Vital Overview of the Property Practitioners Bill

A local property agent noted, “in terms of Section 1 of the Bill a “property practitioner” will now include a bond broker, home inspector, facilitator of an agreement of sale or lease (including a Homeowners’ Association), a seller of timeshare or fractional title, a property manager, and a property developer.
Exclusions from this definition are attorneys and candidate attorneys, sheriffs of the court, a person offering property practitioner services but not in the normal course of his business, and a person selling his own property (but excluding a property developer).”
The requirement that the person earns some sort of gain for their services has been omitted from the definition. Even persons performing the above functions without reward may be deemed to be property practitioners hence subject to the regulatory requirements.
He also noted that Section 20 of the Bill brings Real Estate in line with other service industries like insurance and banking, as it establishes the Property Practitioners Ombud. This takes the responsibility for consumer complaints away from the regulatory authority.
The Ombud will deal with complaints from the public against property practitioners and follow a process to handle these complaints, a mediation process will be utilised. The Ombud’s authority may also hear disputes between property practitioners, but only if both parties agree to this.
The new Bill seeks to imbue inspectors of the regulatory authority with the power to enter any premises (other than the private home) of a property practitioner and to seize certain articles, without a warrant.
This is a potentially dangerous power to put into the hands of persons who may not be conversant with constitutional rights and, if this provision passes into law, it is likely to generate litigation against the authority.
The existing Act prohibits a person from offering estate agency services whilst not in possession of a Fidelity Fund Certificate (FFC).
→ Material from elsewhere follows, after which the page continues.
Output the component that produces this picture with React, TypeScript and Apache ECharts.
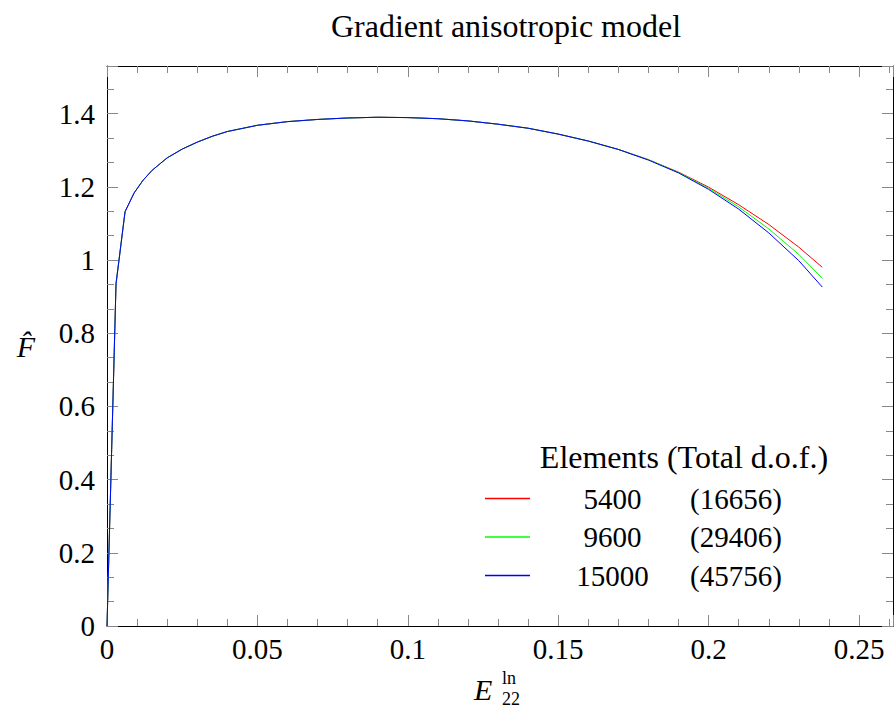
import React, { useEffect, useRef } from "react";
import * as echarts from "echarts";

const strain = [0, 0.003, 0.006, 0.009, 0.012, 0.015, 0.02, 0.025, 0.03, 0.035, 0.04, 0.05, 0.06, 0.07, 0.08, 0.09, 0.1, 0.11, 0.12, 0.13, 0.14, 0.15, 0.16, 0.17, 0.18, 0.19, 0.2, 0.21, 0.22, 0.23, 0.2378];
const force5400 = [0, 0.935, 1.132, 1.183, 1.218, 1.245, 1.279, 1.303, 1.322, 1.338, 1.351, 1.368, 1.378, 1.384, 1.388, 1.39, 1.389, 1.386, 1.38, 1.371, 1.36, 1.344, 1.325, 1.302, 1.274, 1.24, 1.199, 1.151, 1.097, 1.035, 0.98];
const force9600 = [0, 0.935, 1.132, 1.183, 1.218, 1.245, 1.279, 1.303, 1.322, 1.338, 1.351, 1.368, 1.378, 1.384, 1.388, 1.39, 1.389, 1.386, 1.38, 1.371, 1.36, 1.344, 1.325, 1.302, 1.274, 1.239, 1.196, 1.145, 1.085, 1.015, 0.95];
const force15000 = [0, 0.935, 1.132, 1.183, 1.218, 1.245, 1.279, 1.303, 1.322, 1.338, 1.351, 1.368, 1.378, 1.384, 1.388, 1.39, 1.389, 1.386, 1.38, 1.371, 1.36, 1.344, 1.325, 1.302, 1.273, 1.238, 1.193, 1.139, 1.074, 0.998, 0.926];

const elements = ["5400", "9600", "15000"];
const totalDof = ["(16656)", "(29406)", "(45756)"];
const colors = ["#ff0000", "#00ff00", "#0000ff"];
const seriesValues = [force5400, force9600, force15000];

const xTickLabels = ["0", "0.05", "0.1", "0.15", "0.2", "0.25"];
const yTickLabels = ["0", "0.2", "0.4", "0.6", "0.8", "1", "1.2", "1.4"];

const FONT = "'Liberation Serif', 'Times New Roman', serif";

export default function App() {
  const ref = useRef<HTMLDivElement>(null);
  useEffect(() => {
    if (!ref.current) return;
    const chart = echarts.init(ref.current, null, { renderer: "svg" });
    const xMin = 0, xMax = 0.2613, yMin = 0, yMax = 1.53;
    const tickStyle = { color: "#888", width: 1 };
    const fmtX = (v: number) => {
      const i = Math.round(v / 0.05);
      return Math.abs(v - i * 0.05) < 1e-9 && xTickLabels[i] !== undefined ? xTickLabels[i] : "";
    };
    const fmtY = (v: number) => {
      const i = Math.round(v / 0.2);
      return Math.abs(v - i * 0.2) < 1e-9 && yTickLabels[i] !== undefined ? yTickLabels[i] : "";
    };
    const baseX = {
      type: "value",
      min: xMin,
      max: xMax,
      interval: 0.05,
      splitLine: { show: false },
      axisLine: { show: true, onZero: false, lineStyle: { color: "#000", width: 1 } },
      axisTick: { show: true, inside: true, length: 11, lineStyle: tickStyle },
      minorTick: { show: true, splitNumber: 5, length: 7, lineStyle: tickStyle },
    };
    const baseY = {
      type: "value",
      min: yMin,
      max: yMax,
      interval: 0.2,
      splitLine: { show: false },
      axisLine: { show: true, onZero: false, lineStyle: { color: "#000", width: 1 } },
      axisTick: { show: true, inside: true, length: 11, lineStyle: tickStyle },
      minorTick: { show: true, splitNumber: 3, length: 7, lineStyle: tickStyle },
    };
    chart.setOption({
      animation: false,
      backgroundColor: "#fff",
      title: {
        text: "Gradient anisotropic model",
        left: 501,
        textAlign: "center",
        top: 5,
        textStyle: { fontFamily: FONT, fontSize: 32, fontWeight: "normal", color: "#000" },
      },
      grid: { left: 107, top: 66, width: 786, height: 560 },
      xAxis: [
        {
          ...baseX,
          position: "bottom",
          axisLabel: {
            show: true,
            margin: 8,
            formatter: fmtX,
            showMaxLabel: false,
            fontFamily: FONT,
            fontSize: 29,
            color: "#000",
          },
        },
        { ...baseX, position: "top", axisLabel: { show: false } },
      ],
      yAxis: [
        {
          ...baseY,
          position: "left",
          name: "F\u0302",
          nameLocation: "middle",
          nameRotate: 0,
          nameGap: 72,
          nameTextStyle: { fontFamily: FONT, fontSize: 30, fontStyle: "italic", color: "#000" },
          axisLabel: {
            show: true,
            margin: 12,
            formatter: fmtY,
            showMaxLabel: false,
            fontFamily: FONT,
            fontSize: 29,
            color: "#000",
          },
        },
        { ...baseY, position: "right", axisLabel: { show: false } },
      ],
      legend: {
        orient: "vertical",
        left: 480,
        top: 479,
        icon: "rect",
        itemWidth: 45,
        itemHeight: 1.5,
        itemGap: 9.5,
        selectedMode: false,
        data: elements,
        formatter: (name: string) => {
          const i = elements.indexOf(name);
          return `{a|${name}}{b|${totalDof[i]}}`;
        },
        textStyle: {
          fontFamily: FONT,
          fontSize: 29,
          color: "#000",
          rich: {
            a: { width: 155, align: "center", fontFamily: FONT, fontSize: 29, lineHeight: 30, color: "#000" },
            b: { align: "left", fontFamily: FONT, fontSize: 29, lineHeight: 30, color: "#000" },
          },
        },
      },
      graphic: [
        {
          type: "text",
          x: 684,
          y: 457,
          style: {
            text: "Elements (Total d.o.f.)",
            fontFamily: FONT,
            fontSize: 32,
            fill: "#000",
            textAlign: "center",
            textVerticalAlign: "middle",
          },
        },
        {
          type: "text",
          x: 474,
          y: 689,
          style: { text: "E", fontFamily: FONT, fontSize: 30, fontStyle: "italic", fill: "#000", textVerticalAlign: "middle" },
        },
        {
          type: "text",
          x: 502,
          y: 678,
          style: { text: "ln", fontFamily: FONT, fontSize: 18, fill: "#000", textVerticalAlign: "middle" },
        },
        {
          type: "text",
          x: 502,
          y: 699,
          style: { text: "22", fontFamily: FONT, fontSize: 18, fill: "#000", textVerticalAlign: "middle" },
        },
      ],
      series: elements.map((name, k) => ({
        name,
        type: "line",
        xAxisIndex: 0,
        yAxisIndex: 0,
        showSymbol: false,
        symbol: "none",
        smooth: false,
        color: colors[k],
        lineStyle: { color: colors[k], width: 1 },
        data: strain.map((x, i) => [x, seriesValues[k][i]]),
      })),
    });
    return () => chart.dispose();
  }, []);
  return (
    <div
      ref={ref}
      style={{ position: "fixed", left: 0, top: 0, width: 895, height: 716, background: "#fff" }}
    />
  );
}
The act goes on to state that a person who is not in possession of a current FFC is not entitled to a commission.
The new Bill preserves the spirit of the existing Act in this regard and goes one step further in requiring that any remuneration earned by a property practitioner whilst not in possession of an FFC must be refunded to the person who provided the remuneration upon demand.
The local property agent mentioned that three new additions to section 49 which deals which deal with instances in which a property practitioner has disqualified automatically from being issued an FFC from the authority and thereby prohibited from trading lawfully.
“The first is the requirement to be in possession of a tax clearance certificate. It is highly unfair and probably not legally sustainable to disqualify a person from being issued with an FFC where they have a genuine dispute with SARS, and therefore cannot obtain a tax clearance.
Secondly, being on the Treasury tender defaulters list as a provider (even as a director, member, trustee, partner, or shareholder) is now an instance for disqualification. The practicality of this provision is questioned as it will be very difficult for the authority to determine who the shareholders of public companies on that list are.
Thirdly, a property practitioner who is not is possession of a BEE certificate is automatically disqualified. This provision is unlikely to remain in its current form as the new schedules to the BBB-EE Act deem an enterprise with an annual turnover of less than R10 million to be an “exempt micro-enterprise” (“EME”). Such EME is not permitted to be issued with a BEE certificate, even if it required one.”

Property practitioners may not accept a mandate to sell or let a property without a mandatory disclosure from the seller or landlord. This applies to both commercial and residential properties.
The signed mandatory disclosure will form part of the sale or lease agreement. If a written mandatory disclosure is not included, then the agreement will be interpreted as if no defects or deficiencies were disclosed.”
He concluded by stating “We await an additional revision of the Bill in due course as the property sector is still contributing more commentary and input.”.